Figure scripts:
____________
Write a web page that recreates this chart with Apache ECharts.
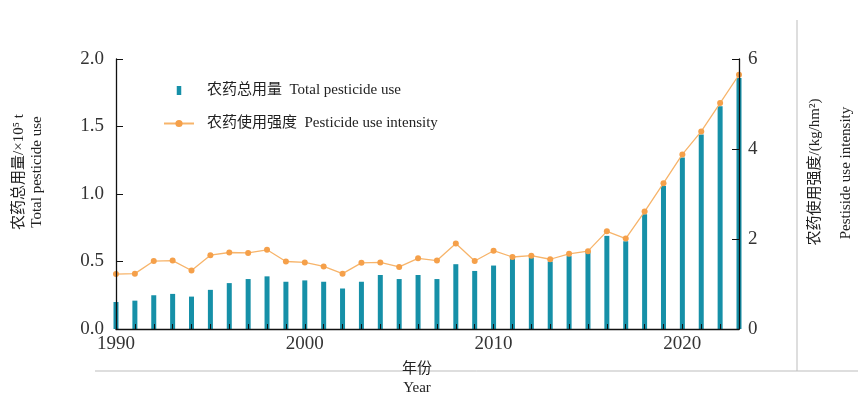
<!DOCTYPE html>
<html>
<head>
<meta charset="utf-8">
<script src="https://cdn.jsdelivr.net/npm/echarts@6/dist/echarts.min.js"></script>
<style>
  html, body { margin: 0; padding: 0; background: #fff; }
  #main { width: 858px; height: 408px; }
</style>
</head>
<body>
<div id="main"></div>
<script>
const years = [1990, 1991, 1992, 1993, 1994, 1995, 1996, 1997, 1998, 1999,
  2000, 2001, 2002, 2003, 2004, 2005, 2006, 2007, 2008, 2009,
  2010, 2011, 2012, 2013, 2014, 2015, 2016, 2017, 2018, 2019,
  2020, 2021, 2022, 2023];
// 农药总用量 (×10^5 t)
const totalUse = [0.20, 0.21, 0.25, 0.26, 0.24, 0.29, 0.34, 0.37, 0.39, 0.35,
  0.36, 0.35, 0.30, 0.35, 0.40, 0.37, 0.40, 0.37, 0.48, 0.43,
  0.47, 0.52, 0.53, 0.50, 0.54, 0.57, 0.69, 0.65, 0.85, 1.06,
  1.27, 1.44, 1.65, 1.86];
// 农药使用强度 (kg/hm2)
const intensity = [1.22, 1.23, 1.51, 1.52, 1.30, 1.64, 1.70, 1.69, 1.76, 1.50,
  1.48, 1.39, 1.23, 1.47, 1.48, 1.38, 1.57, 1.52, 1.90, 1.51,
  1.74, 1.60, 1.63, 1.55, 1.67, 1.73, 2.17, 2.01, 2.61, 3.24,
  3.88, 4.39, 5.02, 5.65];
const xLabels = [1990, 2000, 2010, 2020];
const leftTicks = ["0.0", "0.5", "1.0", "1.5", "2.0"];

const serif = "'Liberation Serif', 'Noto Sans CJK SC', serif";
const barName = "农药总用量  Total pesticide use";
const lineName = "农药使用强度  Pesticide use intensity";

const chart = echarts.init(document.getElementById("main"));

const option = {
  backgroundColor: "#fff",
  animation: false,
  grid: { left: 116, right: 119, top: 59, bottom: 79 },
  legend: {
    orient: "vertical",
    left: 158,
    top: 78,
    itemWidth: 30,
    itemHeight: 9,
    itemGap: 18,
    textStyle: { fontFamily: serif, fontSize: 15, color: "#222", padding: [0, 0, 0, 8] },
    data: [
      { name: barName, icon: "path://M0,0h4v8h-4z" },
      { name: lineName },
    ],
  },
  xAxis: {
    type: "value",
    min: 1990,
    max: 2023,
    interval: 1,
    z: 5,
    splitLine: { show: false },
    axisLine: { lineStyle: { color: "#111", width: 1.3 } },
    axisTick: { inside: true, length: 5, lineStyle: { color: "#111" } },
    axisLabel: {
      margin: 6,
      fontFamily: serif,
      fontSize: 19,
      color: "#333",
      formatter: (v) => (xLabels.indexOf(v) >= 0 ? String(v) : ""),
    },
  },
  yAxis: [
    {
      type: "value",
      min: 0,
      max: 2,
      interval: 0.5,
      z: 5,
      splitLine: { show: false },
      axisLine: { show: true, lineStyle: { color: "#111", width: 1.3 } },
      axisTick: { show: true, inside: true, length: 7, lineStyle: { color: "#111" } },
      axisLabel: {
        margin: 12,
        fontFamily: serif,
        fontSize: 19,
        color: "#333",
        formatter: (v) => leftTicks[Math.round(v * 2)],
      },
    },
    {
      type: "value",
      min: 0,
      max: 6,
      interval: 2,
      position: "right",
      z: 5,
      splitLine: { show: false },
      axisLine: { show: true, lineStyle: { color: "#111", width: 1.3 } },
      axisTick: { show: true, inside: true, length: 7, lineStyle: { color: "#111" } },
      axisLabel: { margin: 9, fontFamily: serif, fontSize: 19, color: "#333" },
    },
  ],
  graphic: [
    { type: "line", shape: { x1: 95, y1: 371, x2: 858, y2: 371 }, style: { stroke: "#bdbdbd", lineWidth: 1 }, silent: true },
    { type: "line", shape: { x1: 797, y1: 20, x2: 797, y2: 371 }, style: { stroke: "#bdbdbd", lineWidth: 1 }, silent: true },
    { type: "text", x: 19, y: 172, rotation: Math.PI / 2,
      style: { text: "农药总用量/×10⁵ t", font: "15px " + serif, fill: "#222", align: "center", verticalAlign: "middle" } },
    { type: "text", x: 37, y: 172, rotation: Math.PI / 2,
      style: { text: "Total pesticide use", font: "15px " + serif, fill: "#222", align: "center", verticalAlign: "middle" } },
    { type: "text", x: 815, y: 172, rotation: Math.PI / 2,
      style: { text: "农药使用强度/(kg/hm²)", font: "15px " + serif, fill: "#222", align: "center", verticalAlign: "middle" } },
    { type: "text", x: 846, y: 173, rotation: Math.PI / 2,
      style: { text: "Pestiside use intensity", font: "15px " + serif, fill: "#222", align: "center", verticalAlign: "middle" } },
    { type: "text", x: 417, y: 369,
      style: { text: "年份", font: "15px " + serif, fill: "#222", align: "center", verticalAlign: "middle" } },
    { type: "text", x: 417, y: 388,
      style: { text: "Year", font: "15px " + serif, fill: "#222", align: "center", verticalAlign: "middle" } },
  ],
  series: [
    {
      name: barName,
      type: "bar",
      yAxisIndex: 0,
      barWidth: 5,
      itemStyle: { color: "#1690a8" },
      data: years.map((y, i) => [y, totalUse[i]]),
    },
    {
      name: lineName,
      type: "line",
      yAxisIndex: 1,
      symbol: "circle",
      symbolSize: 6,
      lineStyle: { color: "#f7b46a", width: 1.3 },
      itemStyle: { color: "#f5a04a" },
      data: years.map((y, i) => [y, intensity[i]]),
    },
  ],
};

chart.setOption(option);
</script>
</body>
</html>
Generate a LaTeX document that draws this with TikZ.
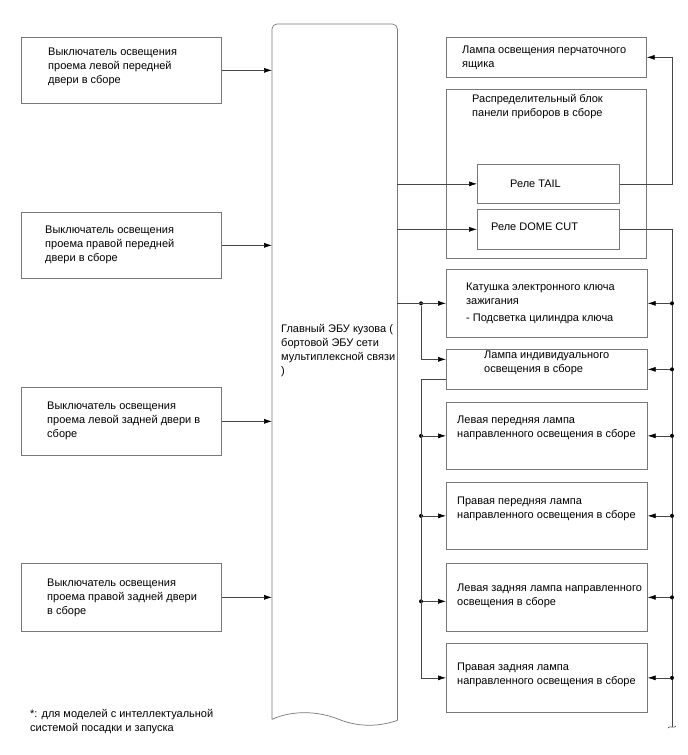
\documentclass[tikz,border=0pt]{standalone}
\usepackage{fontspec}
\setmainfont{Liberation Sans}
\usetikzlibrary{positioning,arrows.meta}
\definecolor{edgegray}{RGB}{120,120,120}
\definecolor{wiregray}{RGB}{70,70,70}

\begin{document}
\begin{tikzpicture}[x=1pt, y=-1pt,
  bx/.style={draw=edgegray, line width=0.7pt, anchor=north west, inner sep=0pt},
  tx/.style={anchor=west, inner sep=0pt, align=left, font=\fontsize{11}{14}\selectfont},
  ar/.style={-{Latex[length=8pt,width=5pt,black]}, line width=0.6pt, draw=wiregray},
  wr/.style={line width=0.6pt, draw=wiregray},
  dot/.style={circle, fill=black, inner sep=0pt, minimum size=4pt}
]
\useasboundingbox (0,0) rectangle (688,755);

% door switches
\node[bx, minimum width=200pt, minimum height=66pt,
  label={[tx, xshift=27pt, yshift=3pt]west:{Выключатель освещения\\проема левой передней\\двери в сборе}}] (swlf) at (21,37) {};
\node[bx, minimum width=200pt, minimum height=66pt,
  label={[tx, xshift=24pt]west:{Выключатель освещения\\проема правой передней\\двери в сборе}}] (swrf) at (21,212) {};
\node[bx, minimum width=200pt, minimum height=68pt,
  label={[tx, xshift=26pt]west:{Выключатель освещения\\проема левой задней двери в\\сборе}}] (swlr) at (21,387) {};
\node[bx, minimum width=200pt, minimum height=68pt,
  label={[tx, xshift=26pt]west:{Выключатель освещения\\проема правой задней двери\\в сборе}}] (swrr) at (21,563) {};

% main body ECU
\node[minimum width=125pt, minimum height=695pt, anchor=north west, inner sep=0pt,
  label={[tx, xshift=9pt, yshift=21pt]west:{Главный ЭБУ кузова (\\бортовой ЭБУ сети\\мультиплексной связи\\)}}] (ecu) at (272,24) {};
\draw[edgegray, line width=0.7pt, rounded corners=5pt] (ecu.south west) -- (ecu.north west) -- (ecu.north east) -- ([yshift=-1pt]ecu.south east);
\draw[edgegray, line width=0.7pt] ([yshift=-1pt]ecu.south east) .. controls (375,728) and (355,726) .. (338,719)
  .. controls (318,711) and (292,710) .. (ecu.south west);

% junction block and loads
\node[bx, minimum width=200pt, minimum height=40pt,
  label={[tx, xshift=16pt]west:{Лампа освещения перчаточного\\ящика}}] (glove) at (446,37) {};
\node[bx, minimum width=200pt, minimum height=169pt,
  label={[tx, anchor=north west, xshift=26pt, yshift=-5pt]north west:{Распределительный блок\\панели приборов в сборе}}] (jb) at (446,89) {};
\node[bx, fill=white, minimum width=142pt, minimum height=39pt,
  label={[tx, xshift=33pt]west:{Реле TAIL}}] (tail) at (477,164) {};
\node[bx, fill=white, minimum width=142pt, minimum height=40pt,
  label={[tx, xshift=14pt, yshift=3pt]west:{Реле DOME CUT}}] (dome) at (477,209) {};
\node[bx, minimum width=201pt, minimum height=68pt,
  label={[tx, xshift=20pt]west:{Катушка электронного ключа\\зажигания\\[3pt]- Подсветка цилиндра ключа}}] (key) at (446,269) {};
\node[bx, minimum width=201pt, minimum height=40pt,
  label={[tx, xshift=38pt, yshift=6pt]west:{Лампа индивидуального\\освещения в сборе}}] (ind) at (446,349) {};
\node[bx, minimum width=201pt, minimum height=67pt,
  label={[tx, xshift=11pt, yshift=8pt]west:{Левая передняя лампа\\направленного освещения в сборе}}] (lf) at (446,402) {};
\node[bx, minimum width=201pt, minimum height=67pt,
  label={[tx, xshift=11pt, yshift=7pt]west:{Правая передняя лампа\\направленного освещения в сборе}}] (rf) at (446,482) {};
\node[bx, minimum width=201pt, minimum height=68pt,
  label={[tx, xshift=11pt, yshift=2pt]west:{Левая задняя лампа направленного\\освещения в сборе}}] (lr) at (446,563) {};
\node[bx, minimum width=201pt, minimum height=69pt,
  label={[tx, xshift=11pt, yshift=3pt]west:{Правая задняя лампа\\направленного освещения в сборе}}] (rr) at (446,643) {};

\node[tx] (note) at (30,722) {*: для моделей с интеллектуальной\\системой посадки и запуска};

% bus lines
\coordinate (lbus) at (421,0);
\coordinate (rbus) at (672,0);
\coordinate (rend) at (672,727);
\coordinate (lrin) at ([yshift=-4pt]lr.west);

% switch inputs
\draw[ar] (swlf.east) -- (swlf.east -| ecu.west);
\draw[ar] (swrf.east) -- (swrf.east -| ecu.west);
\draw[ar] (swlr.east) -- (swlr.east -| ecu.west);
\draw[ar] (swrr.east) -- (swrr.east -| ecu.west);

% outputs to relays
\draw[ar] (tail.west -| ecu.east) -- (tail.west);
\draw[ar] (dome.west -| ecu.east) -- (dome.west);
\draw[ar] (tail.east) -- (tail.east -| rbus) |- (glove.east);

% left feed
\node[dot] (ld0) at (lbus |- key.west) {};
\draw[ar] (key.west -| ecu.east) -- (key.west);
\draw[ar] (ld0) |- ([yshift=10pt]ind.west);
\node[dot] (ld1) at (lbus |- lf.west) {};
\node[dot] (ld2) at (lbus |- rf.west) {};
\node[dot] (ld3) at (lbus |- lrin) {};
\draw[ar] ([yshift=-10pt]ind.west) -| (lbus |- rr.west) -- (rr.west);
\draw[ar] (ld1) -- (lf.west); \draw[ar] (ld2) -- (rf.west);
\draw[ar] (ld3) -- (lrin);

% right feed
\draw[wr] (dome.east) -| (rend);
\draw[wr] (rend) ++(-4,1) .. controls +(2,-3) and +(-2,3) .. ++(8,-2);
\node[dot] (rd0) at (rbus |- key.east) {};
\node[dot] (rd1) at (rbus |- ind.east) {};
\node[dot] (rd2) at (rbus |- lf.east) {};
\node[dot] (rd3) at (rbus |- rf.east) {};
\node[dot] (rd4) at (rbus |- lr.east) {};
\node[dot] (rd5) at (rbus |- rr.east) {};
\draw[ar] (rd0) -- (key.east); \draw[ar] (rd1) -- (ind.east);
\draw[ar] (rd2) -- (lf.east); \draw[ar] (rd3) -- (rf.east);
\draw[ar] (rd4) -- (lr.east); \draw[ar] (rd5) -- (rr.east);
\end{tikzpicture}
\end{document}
____________
From the line with "Generate a LaTeX" to the line with "(0,0) rectangle (688,755);", set down those lines word for word and only those, counting both ends. Pictures stay out of the copy.

Generate a LaTeX document that draws this with TikZ.
\documentclass[tikz,border=0pt]{standalone}
\usepackage{fontspec}
\setmainfont{Liberation Sans}
\usetikzlibrary{positioning,arrows.meta}
\definecolor{edgegray}{RGB}{120,120,120}
\definecolor{wiregray}{RGB}{70,70,70}

\begin{document}
\begin{tikzpicture}[x=1pt, y=-1pt,
  bx/.style={draw=edgegray, line width=0.7pt, anchor=north west, inner sep=0pt},
  tx/.style={anchor=west, inner sep=0pt, align=left, font=\fontsize{11}{14}\selectfont},
  ar/.style={-{Latex[length=8pt,width=5pt,black]}, line width=0.6pt, draw=wiregray},
  wr/.style={line width=0.6pt, draw=wiregray},
  dot/.style={circle, fill=black, inner sep=0pt, minimum size=4pt}
]
\useasboundingbox (0,0) rectangle (688,755);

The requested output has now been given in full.